Any time that some truth which is held in balance in God’s word is given an emphasis on only one side, then misunderstanding and error result. It is true, as the Calvinists emphasize, that election in eternity past is unconditional. But the neglected Biblical balance is this: salvation in this temporal world is conditional, and God blesses no one with the saving, justifying, regenerating, life-giving union with Christ until they drop their rebellion, humble themselves, and come in genuine, repentant, fully surrendered faith. It is true, as the Calvinists emphasize, that faith is the gift of God; but it is just as Biblically true that faith is the requirement of God for salvation.

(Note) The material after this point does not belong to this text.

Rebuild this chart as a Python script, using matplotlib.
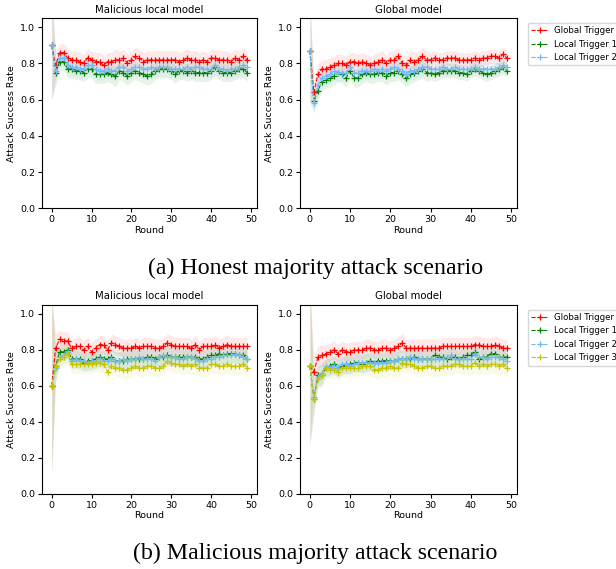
import matplotlib.pyplot as plt
import numpy as np

rounds = np.arange(50)

# (a) honest majority - malicious local model
a_loc_global = [0.90, 0.79, 0.86, 0.86, 0.83, 0.82, 0.82, 0.81, 0.80, 0.83,
                0.82, 0.81, 0.81, 0.79, 0.81, 0.81, 0.82, 0.82, 0.83, 0.80,
                0.82, 0.84, 0.83, 0.81, 0.82, 0.82, 0.82, 0.82, 0.82, 0.82,
                0.82, 0.82, 0.81, 0.82, 0.83, 0.82, 0.82, 0.81, 0.82, 0.81,
                0.83, 0.83, 0.82, 0.82, 0.82, 0.81, 0.83, 0.82, 0.84, 0.82]
a_loc_t1 = [0.90, 0.75, 0.81, 0.81, 0.77, 0.77, 0.76, 0.76, 0.75, 0.77,
            0.77, 0.74, 0.74, 0.74, 0.75, 0.74, 0.73, 0.76, 0.75, 0.73,
            0.75, 0.76, 0.75, 0.74, 0.73, 0.74, 0.76, 0.77, 0.77, 0.77,
            0.76, 0.74, 0.76, 0.76, 0.75, 0.76, 0.75, 0.75, 0.75, 0.75,
            0.76, 0.78, 0.76, 0.75, 0.75, 0.75, 0.76, 0.77, 0.77, 0.75]
a_loc_t2 = [0.90, 0.76, 0.83, 0.83, 0.79, 0.78, 0.78, 0.77, 0.77, 0.79,
            0.79, 0.77, 0.76, 0.76, 0.77, 0.76, 0.76, 0.78, 0.78, 0.76,
            0.77, 0.78, 0.78, 0.77, 0.77, 0.78, 0.77, 0.78, 0.78, 0.78,
            0.77, 0.77, 0.77, 0.77, 0.78, 0.77, 0.78, 0.78, 0.77, 0.77,
            0.77, 0.79, 0.77, 0.77, 0.76, 0.77, 0.77, 0.78, 0.79, 0.78]
a_loc_std = [0.30, 0.07, 0.05, 0.05, 0.05, 0.05, 0.05, 0.05, 0.05, 0.05,
             0.05, 0.05, 0.05, 0.05, 0.05, 0.05, 0.06, 0.05, 0.05, 0.05,
             0.05, 0.05, 0.05, 0.05, 0.05, 0.05, 0.05, 0.05, 0.05, 0.05,
             0.05, 0.05, 0.05, 0.05, 0.05, 0.05, 0.05, 0.05, 0.05, 0.05,
             0.05, 0.05, 0.05, 0.05, 0.05, 0.05, 0.05, 0.05, 0.05, 0.05]

# (a) honest majority - global model
a_glo_global = [0.87, 0.64, 0.74, 0.77, 0.77, 0.78, 0.79, 0.80, 0.80, 0.79,
                0.81, 0.81, 0.80, 0.81, 0.80, 0.79, 0.80, 0.81, 0.82, 0.80,
                0.82, 0.82, 0.84, 0.80, 0.79, 0.82, 0.81, 0.82, 0.84, 0.82,
                0.82, 0.83, 0.82, 0.82, 0.83, 0.83, 0.83, 0.82, 0.82, 0.82,
                0.82, 0.83, 0.82, 0.83, 0.83, 0.84, 0.84, 0.83, 0.85, 0.83]
a_glo_t1 = [0.87, 0.59, 0.65, 0.70, 0.71, 0.72, 0.73, 0.75, 0.74, 0.72,
            0.76, 0.72, 0.72, 0.74, 0.75, 0.74, 0.74, 0.75, 0.75, 0.73,
            0.75, 0.75, 0.76, 0.74, 0.72, 0.74, 0.75, 0.76, 0.77, 0.75,
            0.75, 0.74, 0.75, 0.76, 0.76, 0.76, 0.76, 0.75, 0.75, 0.74,
            0.76, 0.77, 0.76, 0.75, 0.74, 0.75, 0.76, 0.77, 0.78, 0.76]
a_glo_t2 = [0.87, 0.58, 0.68, 0.72, 0.73, 0.74, 0.76, 0.75, 0.75, 0.75,
            0.78, 0.75, 0.75, 0.76, 0.76, 0.76, 0.77, 0.76, 0.77, 0.76,
            0.77, 0.78, 0.77, 0.76, 0.74, 0.76, 0.76, 0.77, 0.78, 0.78,
            0.77, 0.77, 0.77, 0.78, 0.77, 0.77, 0.78, 0.77, 0.77, 0.77,
            0.77, 0.78, 0.77, 0.77, 0.77, 0.77, 0.77, 0.78, 0.79, 0.78]
a_glo_std = [0.28, 0.06, 0.06, 0.05, 0.05, 0.05, 0.05, 0.05, 0.05, 0.05,
             0.05, 0.05, 0.05, 0.05, 0.05, 0.05, 0.05, 0.05, 0.05, 0.05,
             0.05, 0.05, 0.05, 0.05, 0.05, 0.05, 0.05, 0.05, 0.05, 0.05,
             0.04, 0.04, 0.04, 0.04, 0.04, 0.04, 0.04, 0.04, 0.04, 0.04,
             0.04, 0.04, 0.04, 0.04, 0.04, 0.04, 0.04, 0.04, 0.04, 0.04]

# (b) malicious majority - malicious local model
b_loc_global = [0.60, 0.81, 0.86, 0.85, 0.85, 0.81, 0.82, 0.82, 0.80, 0.82,
                0.79, 0.81, 0.83, 0.83, 0.80, 0.84, 0.83, 0.82, 0.81, 0.81,
                0.81, 0.82, 0.81, 0.82, 0.82, 0.82, 0.81, 0.81, 0.82, 0.84,
                0.83, 0.82, 0.82, 0.82, 0.82, 0.81, 0.83, 0.80, 0.82, 0.82,
                0.82, 0.83, 0.81, 0.82, 0.83, 0.82, 0.82, 0.82, 0.82, 0.82]
b_loc_t1 = [0.60, 0.71, 0.79, 0.79, 0.80, 0.75, 0.75, 0.75, 0.73, 0.74,
            0.74, 0.75, 0.76, 0.75, 0.75, 0.76, 0.74, 0.74, 0.74, 0.75,
            0.75, 0.75, 0.75, 0.75, 0.76, 0.76, 0.75, 0.76, 0.76, 0.77,
            0.76, 0.76, 0.76, 0.76, 0.76, 0.76, 0.76, 0.75, 0.75, 0.76,
            0.77, 0.77, 0.78, 0.77, 0.78, 0.78, 0.78, 0.77, 0.77, 0.75]
b_loc_t2 = [0.60, 0.70, 0.76, 0.77, 0.79, 0.74, 0.75, 0.74, 0.74, 0.73,
            0.74, 0.74, 0.75, 0.74, 0.74, 0.75, 0.74, 0.74, 0.75, 0.74,
            0.75, 0.75, 0.76, 0.75, 0.75, 0.75, 0.74, 0.76, 0.77, 0.76,
            0.76, 0.76, 0.75, 0.75, 0.76, 0.76, 0.75, 0.74, 0.74, 0.75,
            0.75, 0.76, 0.76, 0.77, 0.77, 0.77, 0.78, 0.77, 0.76, 0.75]
b_loc_t3 = [0.60, 0.71, 0.75, 0.76, 0.78, 0.72, 0.72, 0.72, 0.72, 0.72,
            0.72, 0.73, 0.73, 0.72, 0.68, 0.71, 0.70, 0.70, 0.69, 0.69,
            0.70, 0.71, 0.70, 0.70, 0.71, 0.71, 0.70, 0.70, 0.71, 0.74,
            0.73, 0.72, 0.72, 0.71, 0.72, 0.71, 0.72, 0.70, 0.70, 0.70,
            0.72, 0.72, 0.71, 0.71, 0.72, 0.71, 0.71, 0.71, 0.72, 0.70]
b_loc_std = [0.49, 0.08, 0.05, 0.05, 0.05, 0.05, 0.05, 0.05, 0.05, 0.05,
             0.05, 0.05, 0.05, 0.05, 0.05, 0.05, 0.05, 0.05, 0.05, 0.05,
             0.05, 0.05, 0.05, 0.05, 0.05, 0.05, 0.05, 0.05, 0.05, 0.05,
             0.05, 0.05, 0.05, 0.05, 0.05, 0.05, 0.05, 0.05, 0.05, 0.05,
             0.05, 0.05, 0.05, 0.05, 0.05, 0.05, 0.05, 0.05, 0.05, 0.05]

# (b) malicious majority - global model
b_glo_global = [0.71, 0.68, 0.76, 0.77, 0.78, 0.79, 0.80, 0.78, 0.80, 0.79,
                0.79, 0.80, 0.80, 0.80, 0.81, 0.81, 0.80, 0.80, 0.81, 0.81,
                0.80, 0.81, 0.82, 0.84, 0.81, 0.81, 0.81, 0.81, 0.81, 0.81,
                0.81, 0.81, 0.81, 0.82, 0.82, 0.82, 0.82, 0.82, 0.82, 0.82,
                0.82, 0.83, 0.83, 0.82, 0.82, 0.82, 0.83, 0.82, 0.81, 0.81]
b_glo_t1 = [0.71, 0.53, 0.66, 0.66, 0.70, 0.71, 0.72, 0.70, 0.71, 0.72,
            0.72, 0.73, 0.73, 0.72, 0.73, 0.74, 0.73, 0.74, 0.74, 0.74,
            0.74, 0.74, 0.75, 0.75, 0.75, 0.75, 0.76, 0.75, 0.75, 0.75,
            0.75, 0.77, 0.76, 0.76, 0.75, 0.76, 0.76, 0.75, 0.76, 0.77,
            0.77, 0.79, 0.75, 0.76, 0.76, 0.78, 0.78, 0.76, 0.76, 0.76]
b_glo_t2 = [0.71, 0.54, 0.65, 0.67, 0.71, 0.70, 0.71, 0.70, 0.72, 0.72,
            0.71, 0.72, 0.73, 0.73, 0.73, 0.73, 0.73, 0.73, 0.73, 0.73,
            0.74, 0.74, 0.75, 0.75, 0.75, 0.76, 0.75, 0.75, 0.75, 0.75,
            0.75, 0.75, 0.75, 0.75, 0.76, 0.77, 0.75, 0.75, 0.75, 0.75,
            0.75, 0.78, 0.76, 0.76, 0.75, 0.76, 0.76, 0.76, 0.75, 0.74]
b_glo_t3 = [0.71, 0.53, 0.64, 0.66, 0.70, 0.69, 0.69, 0.68, 0.70, 0.70,
            0.70, 0.70, 0.70, 0.71, 0.71, 0.71, 0.69, 0.69, 0.70, 0.70,
            0.71, 0.70, 0.70, 0.73, 0.72, 0.72, 0.71, 0.70, 0.70, 0.71,
            0.71, 0.70, 0.70, 0.71, 0.71, 0.71, 0.72, 0.72, 0.71, 0.71,
            0.71, 0.73, 0.71, 0.72, 0.71, 0.72, 0.72, 0.71, 0.72, 0.70]
b_glo_std = [0.44, 0.08, 0.06, 0.06, 0.05, 0.05, 0.05, 0.05, 0.05, 0.05,
             0.05, 0.05, 0.05, 0.05, 0.05, 0.05, 0.05, 0.05, 0.05, 0.05,
             0.05, 0.05, 0.05, 0.05, 0.05, 0.05, 0.05, 0.05, 0.05, 0.05,
             0.05, 0.05, 0.05, 0.05, 0.05, 0.05, 0.05, 0.05, 0.05, 0.05,
             0.05, 0.05, 0.05, 0.05, 0.05, 0.05, 0.05, 0.05, 0.05, 0.05]

labels = ['Global Trigger', 'Local Trigger 1', 'Local Trigger 2', 'Local Trigger 3']
colors = ['red', 'green', '#6fb7ff', '#c4c400']

fs = 6.8


def panel(ax, series, std, title, legend=False):
    for i, s in enumerate(series):
        s = np.array(s)
        sd = np.array(std)
        ax.plot(rounds, s, '--', marker='+', color=colors[i], lw=0.8, ms=4,
                mew=0.9, label=labels[i])
        ax.fill_between(rounds, s - sd, s + sd, color=colors[i], alpha=0.09, lw=0)
    ax.set_ylim(0, 1.05)
    ax.set_xlim(-2.45, 51.45)
    ax.set_xticks([0, 10, 20, 30, 40, 50])
    ax.set_title(title, fontsize=7.3, pad=4)
    ax.set_xlabel('Round', fontsize=fs, labelpad=1)
    ax.set_ylabel('Attack Success Rate', fontsize=fs, labelpad=3)
    ax.tick_params(labelsize=fs, length=3, pad=2)
    if legend:
        ax.legend(loc='upper left', bbox_to_anchor=(1.05, 0.975), borderaxespad=0,
                  fontsize=6.2, handlelength=2.0, handletextpad=0.7,
                  labelspacing=0.5)


fig = plt.figure(figsize=(6.16, 5.69), dpi=100)

ax1 = fig.add_axes([0.068, 0.634, 0.349, 0.334])
ax2 = fig.add_axes([0.487, 0.634, 0.352, 0.334])
ax3 = fig.add_axes([0.068, 0.132, 0.349, 0.332])
ax4 = fig.add_axes([0.487, 0.132, 0.352, 0.332])

panel(ax1, [a_loc_global, a_loc_t1, a_loc_t2], a_loc_std, 'Malicious local model')
panel(ax2, [a_glo_global, a_glo_t1, a_glo_t2], a_glo_std, 'Global model', legend=True)
panel(ax3, [b_loc_global, b_loc_t1, b_loc_t2, b_loc_t3], b_loc_std, 'Malicious local model')
panel(ax4, [b_glo_global, b_glo_t1, b_glo_t2, b_glo_t3], b_glo_std, 'Global model', legend=True)

fig.text(0.512, 1 - 268 / 569, '(a) Honest majority attack scenario', ha='center', va='center',
         family='Liberation Serif', fontsize=17.2)
fig.text(0.512, 1 - 553 / 569, '(b) Malicious majority attack scenario', ha='center', va='center',
         family='Liberation Serif', fontsize=17.2)

fig.savefig('out.png', dpi=100)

If this Biblical balance were not the case, then we would expect to see the Calvinist one-sided view reflected in Scripture, with only election put forth as the pivotal thing of salvation. But instead, we see throughout that it is faith/belief that is the pivotal thing on which salvation or destruction are decided. If the Calvinists were correct, we should expect that verses such as John 3:16 should read, “…that whoever was not going to perish but was going to have eternal life would believe in Him;” but instead we find, “…that whoever believes in Him would not perish but have eternal life.” Throughout Scripture, belief is pivotal to salvation. That is why we preach to men—to implore them to believe. Belief results in justification and forgiveness, it results in reconciliation with God and the life-giving, regenerating indwelling of the Holy Spirit. Belief results in adoption and spiritual rebirth into God’s family. On the other hand, unbelief results in a man dying in his sins, it results in the wrath of God, it results in eternal destruction. Belief cannot be simply one of the fruits of the Spirit given in some uninvited regenerational indwelling, else it would not have been given such an ostensibly pivotal role in whether a man goes to heaven or to hell.

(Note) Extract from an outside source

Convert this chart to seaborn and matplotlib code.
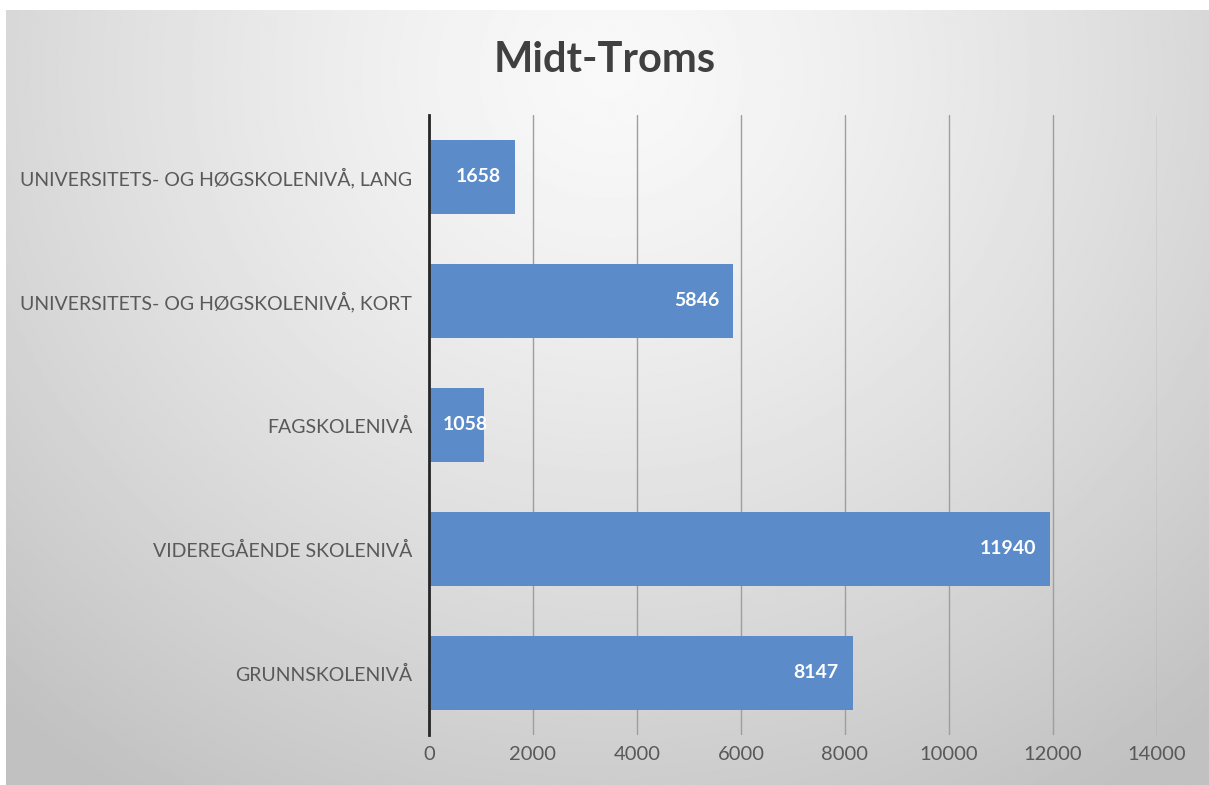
import numpy as np
import pandas as pd
import seaborn as sns
import matplotlib.pyplot as plt

# data
categories = [
    "UNIVERSITETS- OG HØGSKOLENIVÅ, LANG",
    "UNIVERSITETS- OG HØGSKOLENIVÅ, KORT",
    "FAGSKOLENIVÅ",
    "VIDEREGÅENDE SKOLENIVÅ",
    "GRUNNSKOLENIVÅ",
]
values = [1658, 5846, 1058, 11940, 8147]
xticks = [0, 2000, 4000, 6000, 8000, 10000, 12000, 14000]
title = "Midt-Troms"

df = pd.DataFrame({"niva": categories, "antall": values})

sns.set_theme(style="white")
plt.rcParams["font.family"] = ["Lato", "DejaVu Sans"]

fig = plt.figure(figsize=(12.09, 7.85), dpi=100)
fig.patch.set_facecolor("white")

# background gradient (light at top centre, grey at edges)
bg = fig.add_axes([0.005, -0.01, 1.0, 0.997], zorder=0)
yy, xx = np.mgrid[0:1:400j, 0:1:600j]
d = np.sqrt(((xx - 0.5) / 0.75) ** 2 + ((yy - 0.08) / 1.1) ** 2)
shade = 0.975 - 0.22 * np.clip(d, 0, 1) ** 1.3
bg.imshow(shade, cmap="gray", vmin=0, vmax=1, aspect="auto", extent=[0, 1, 1, 0])
bg.axis("off")

ax = fig.add_axes([429 / 1209, 1 - 735 / 785, (1157 - 429) / 1209, 620 / 785], zorder=1)
ax.patch.set_alpha(0)

sns.barplot(data=df, y="niva", x="antall", orient="h", color="#5b8bc8",
            width=0.6, saturation=1, edgecolor="none", ax=ax, zorder=3)

ax.set_xlim(0, 14000)
ax.set_ylim(4.5, -0.5)
ax.set_xticks(xticks)
ax.set_xticklabels([str(t) for t in xticks])
ax.grid(axis="x", color="#9e9e9e", linewidth=1, zorder=0)
ax.tick_params(axis="x", length=0, pad=8, labelsize=14.5, labelcolor="#595959")
ax.tick_params(axis="y", length=0, pad=12, labelsize=14, labelcolor="#595959")
ax.set_xlabel("")
ax.set_ylabel("")
for s in ["top", "right", "bottom"]:
    ax.spines[s].set_visible(False)
ax.spines["left"].set_color("#262626")
ax.spines["left"].set_linewidth(2)
ax.spines["left"].set_zorder(4)

# value labels inside the bar end; short bars get the label from the axis
for i, v in enumerate(values):
    if v < 1500:
        ax.annotate(str(v), xy=(0, i), xytext=(10, 0), textcoords="offset points",
                    ha="left", va="center", color="white", fontsize=14,
                    fontweight="bold", zorder=5)
    else:
        ax.annotate(str(v), xy=(v, i), xytext=(-10, 0), textcoords="offset points",
                    ha="right", va="center", color="white", fontsize=14,
                    fontweight="bold", zorder=5)

fig.text(0.5, 1 - 60 / 785, title, ha="center", va="center",
         fontsize=30, fontweight="bold", color="#404040")

fig.savefig("out.png", dpi=100)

This imbalance in the Calvinist understanding results in two things. First, it results in an overly transcendent view of how God works with men to accomplish His plan. Sinners are seen as locked behind obstacles to faith that are impossible to overcome, and God is seen as regenerating men without any regard to their own will in the matter. What I’m trying to get you to see is that such a one-sided, transcendent scheme is unnecessary—that there is a more Biblical and more immanent way to understand this. Belief is the pivotal thing precisely because unbelief is never mere ignorance of the truth but is always rebellion against the God of that truth—just as belief is never mere mental assent to the truth but must always be a repentant submission to the God of that truth. It is not necessary to an unconditional election that the responses of men be irrelevant. If God implores all men to come, and only saves those who do come, it fits perfectly with election if God is responsible for whether or not a man is ultimately persuaded to come. God knows all men completely, and knows exactly how much persuasion would be needed to bring any man to his knees in repentant faith; and God is in charge of all circumstances, including length of life.

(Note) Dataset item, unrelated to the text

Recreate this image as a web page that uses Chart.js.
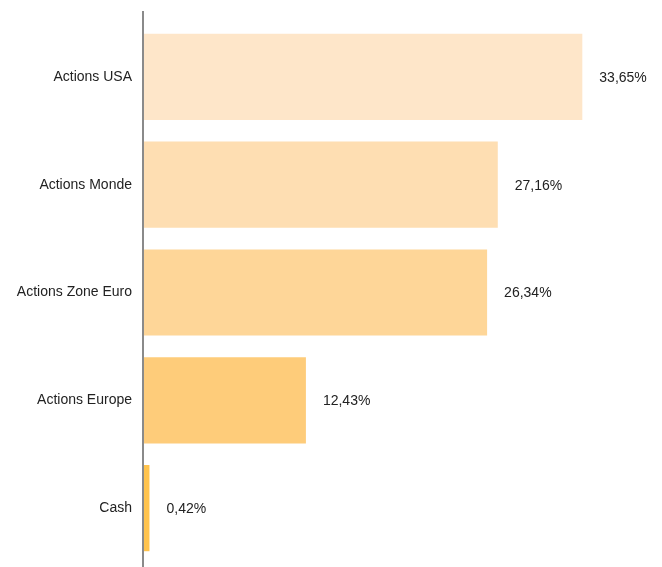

The second result is the hidden assumption of an indifference in God toward the nonelect. It is assumed that if God had any desire toward saving the nonelect, then He would have elected them. It is an overly simplistic view of God that fails to consider that the exigencies of the justice in God’s nature may have required Him to accept what is repugnant to Him (the perishing of so many) for the greater purposes of accomplishing His plan for His glory. The simplistic view sees that God can simply do whatever He wants; but God cannot go against His own sense of justice, which would be to go against Himself. The fact is that if Adam had not sinned, then all men would have been elect. In order for God’s plan to include the sin of mankind in Adam, it would have to include so tragic the results of that sin. Sin must have results; and the sin of the race in Adam has the necessary result of only a remnant being saved in the end. “God has no pleasure in the death of the wicked,” and, “God is not willing that any should perish…” but God allows what is repugnant to His nature in order to accomplish what is to His greatest glory.
The difference between these two views of God is reflected in how God relates to the nonelect. If God is seen as having indifferently passed over so many for election, then He is seen as having little to no compassion toward the nonelect regarding any offer of salvation or any desire for their salvation. But if God is seen as a God who truly loves all, and who did not pass over so many out of any lack of love toward them, but only as a necessary judgment on the race as a whole, then God can indeed have compassion toward the nonelect and can indeed make salvation available in such a way as to make their destruction a matter of their own refusal and not merely a matter of God refusing to offer to save all who would be willing to come.